REQUIRED WORK: Copy out the listing in full, exactly as written, but not its pictures.

DATASET EXCERPT:
────────────────

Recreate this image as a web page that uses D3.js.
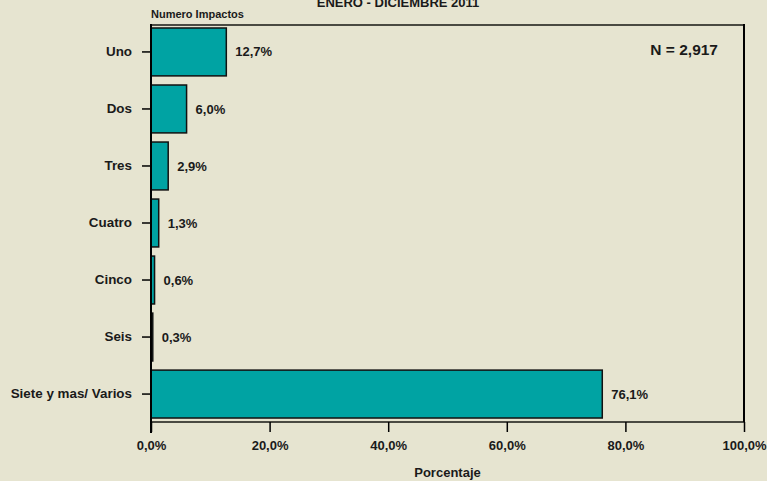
<!DOCTYPE html>
<html>
<head>
<meta charset="utf-8">
<script src="https://cdn.jsdelivr.net/npm/d3@7"></script>
<style>
  body { margin: 0; background: #e6e4d0; }
  svg { display: block; font-family: "Liberation Sans", Arial, sans-serif; font-weight: bold; }
  .tick text { fill: #1a1a1a; font-size: 13px; font-weight: bold; font-family: "Liberation Sans", Arial, sans-serif; }
  .ylab .tick text { font-size: 13.4px; }
</style>
</head>
<body>
<svg width="767" height="481"></svg>
<script>
let categories = ["Uno", "Dos", "Tres", "Cuatro", "Cinco", "Seis", "Siete y mas/ Varios"]
let percentages = [12.7, 6.0, 2.9, 1.3, 0.6, 0.3, 76.1]
let xTicks = [0, 20, 40, 60, 80, 100]

let svg = d3.select("svg"),
    plotLeft = 151, plotRight = 744, plotTop = 24, plotBottom = 422;

svg.append("rect").attr("width", 767).attr("height", 481).attr("fill", "#e6e4d0");

let xScale = d3.scaleLinear().domain([0, 100]).range([plotLeft, plotRight]),
    yScale = d3.scaleBand().domain(categories).range([plotTop, plotBottom])
        .paddingInner(0.16).paddingOuter(0.07);

let fmt = function (v) { return v.toFixed(1).replace(".", ",") + "%"; };

// frame
svg.append("line").attr("x1", plotLeft).attr("x2", plotRight).attr("y1", plotTop + 1).attr("y2", plotTop + 1)
    .attr("stroke", "#4a4a42").attr("stroke-width", 2);
svg.append("line").attr("x1", plotLeft).attr("x2", plotRight).attr("y1", plotBottom).attr("y2", plotBottom)
    .attr("stroke", "#4a4a42").attr("stroke-width", 2);
svg.append("line").attr("x1", plotRight).attr("x2", plotRight).attr("y1", plotTop).attr("y2", plotBottom)
    .attr("stroke", "#000").attr("stroke-width", 2);

// bars
svg.selectAll(".bar")
    .data(percentages)
    .enter().append("rect")
    .attr("class", "bar")
    .attr("x", xScale(0))
    .attr("y", function (d, i) { return yScale(categories[i]); })
    .attr("width", function (d) { return xScale(d) - xScale(0); })
    .attr("height", yScale.bandwidth())
    .attr("fill", "#00a3a3")
    .attr("stroke", "#111")
    .attr("stroke-width", 1.5);

svg.selectAll(".val")
    .data(percentages)
    .enter().append("text")
    .attr("class", "val")
    .attr("x", function (d) { return xScale(d) + 9; })
    .attr("y", function (d, i) { return yScale(categories[i]) + yScale.bandwidth() / 2; })
    .attr("dy", "0.35em")
    .attr("font-size", 13)
    .attr("fill", "#1a1a1a")
    .text(fmt);

// axes
let xAxis = svg.append("g")
    .attr("transform", "translate(0," + plotBottom + ")")
    .call(d3.axisBottom(xScale).tickValues(xTicks).tickSize(10).tickPadding(9).tickFormat(fmt));
xAxis.select(".domain").remove();
xAxis.selectAll(".tick line").attr("stroke", "#000").attr("stroke-width", 1.5);

let yAxis = svg.append("g")
    .attr("class", "ylab")
    .attr("transform", "translate(" + plotLeft + ",0)")
    .call(d3.axisLeft(yScale).tickSize(9).tickPadding(10));
yAxis.select(".domain").remove();
yAxis.selectAll(".tick line").attr("stroke", "#000").attr("stroke-width", 1.5);

svg.append("line").attr("x1", plotLeft).attr("x2", plotLeft).attr("y1", plotTop).attr("y2", plotBottom + 11)
    .attr("stroke", "#000").attr("stroke-width", 2);

// texts (title is cut at the top edge in the original too)
svg.append("text").attr("x", 398).attr("y", 7).attr("text-anchor", "middle")
    .attr("font-size", 13).attr("fill", "#1a1a1a").text("ENERO - DICIEMBRE 2011");
svg.append("text").attr("x", plotLeft).attr("y", 17.5)
    .attr("font-size", 11).attr("fill", "#1a1a1a").text("Numero Impactos");
svg.append("text").attr("x", 718).attr("y", 55).attr("text-anchor", "end")
    .attr("font-size", 15.5).attr("fill", "#1a1a1a").text("N = 2,917");
svg.append("text").attr("x", (plotLeft + plotRight) / 2).attr("y", 477).attr("text-anchor", "middle")
    .attr("font-size", 13).attr("fill", "#1a1a1a").text("Porcentaje");
</script>
</body>
</html>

────────────────

THE ANSWER:
Recreate this image as a web page that uses D3.js.
<!DOCTYPE html>
<html>
<head>
<meta charset="utf-8">
<script src="https://cdn.jsdelivr.net/npm/d3@7"></script>
<style>
  body { margin: 0; background: #e6e4d0; }
  svg { display: block; font-family: "Liberation Sans", Arial, sans-serif; font-weight: bold; }
  .tick text { fill: #1a1a1a; font-size: 13px; font-weight: bold; font-family: "Liberation Sans", Arial, sans-serif; }
  .ylab .tick text { font-size: 13.4px; }
</style>
</head>
<body>
<svg width="767" height="481"></svg>
<script>
let categories = ["Uno", "Dos", "Tres", "Cuatro", "Cinco", "Seis", "Siete y mas/ Varios"]
let percentages = [12.7, 6.0, 2.9, 1.3, 0.6, 0.3, 76.1]
let xTicks = [0, 20, 40, 60, 80, 100]

let svg = d3.select("svg"),
    plotLeft = 151, plotRight = 744, plotTop = 24, plotBottom = 422;

svg.append("rect").attr("width", 767).attr("height", 481).attr("fill", "#e6e4d0");

let xScale = d3.scaleLinear().domain([0, 100]).range([plotLeft, plotRight]),
    yScale = d3.scaleBand().domain(categories).range([plotTop, plotBottom])
        .paddingInner(0.16).paddingOuter(0.07);

let fmt = function (v) { return v.toFixed(1).replace(".", ",") + "%"; };

// frame
svg.append("line").attr("x1", plotLeft).attr("x2", plotRight).attr("y1", plotTop + 1).attr("y2", plotTop + 1)
    .attr("stroke", "#4a4a42").attr("stroke-width", 2);
svg.append("line").attr("x1", plotLeft).attr("x2", plotRight).attr("y1", plotBottom).attr("y2", plotBottom)
    .attr("stroke", "#4a4a42").attr("stroke-width", 2);
svg.append("line").attr("x1", plotRight).attr("x2", plotRight).attr("y1", plotTop).attr("y2", plotBottom)
    .attr("stroke", "#000").attr("stroke-width", 2);

// bars
svg.selectAll(".bar")
    .data(percentages)
    .enter().append("rect")
    .attr("class", "bar")
    .attr("x", xScale(0))
    .attr("y", function (d, i) { return yScale(categories[i]); })
    .attr("width", function (d) { return xScale(d) - xScale(0); })
    .attr("height", yScale.bandwidth())
    .attr("fill", "#00a3a3")
    .attr("stroke", "#111")
    .attr("stroke-width", 1.5);

svg.selectAll(".val")
    .data(percentages)
    .enter().append("text")
    .attr("class", "val")
    .attr("x", function (d) { return xScale(d) + 9; })
    .attr("y", function (d, i) { return yScale(categories[i]) + yScale.bandwidth() / 2; })
    .attr("dy", "0.35em")
    .attr("font-size", 13)
    .attr("fill", "#1a1a1a")
    .text(fmt);

// axes
let xAxis = svg.append("g")
    .attr("transform", "translate(0," + plotBottom + ")")
    .call(d3.axisBottom(xScale).tickValues(xTicks).tickSize(10).tickPadding(9).tickFormat(fmt));
xAxis.select(".domain").remove();
xAxis.selectAll(".tick line").attr("stroke", "#000").attr("stroke-width", 1.5);

let yAxis = svg.append("g")
    .attr("class", "ylab")
    .attr("transform", "translate(" + plotLeft + ",0)")
    .call(d3.axisLeft(yScale).tickSize(9).tickPadding(10));
yAxis.select(".domain").remove();
yAxis.selectAll(".tick line").attr("stroke", "#000").attr("stroke-width", 1.5);

svg.append("line").attr("x1", plotLeft).attr("x2", plotLeft).attr("y1", plotTop).attr("y2", plotBottom + 11)
    .attr("stroke", "#000").attr("stroke-width", 2);

// texts (title is cut at the top edge in the original too)
svg.append("text").attr("x", 398).attr("y", 7).attr("text-anchor", "middle")
    .attr("font-size", 13).attr("fill", "#1a1a1a").text("ENERO - DICIEMBRE 2011");
svg.append("text").attr("x", plotLeft).attr("y", 17.5)
    .attr("font-size", 11).attr("fill", "#1a1a1a").text("Numero Impactos");
svg.append("text").attr("x", 718).attr("y", 55).attr("text-anchor", "end")
    .attr("font-size", 15.5).attr("fill", "#1a1a1a").text("N = 2,917");
svg.append("text").attr("x", (plotLeft + plotRight) / 2).attr("y", 477).attr("text-anchor", "middle")
    .attr("font-size", 13).attr("fill", "#1a1a1a").text("Porcentaje");
</script>
</body>
</html>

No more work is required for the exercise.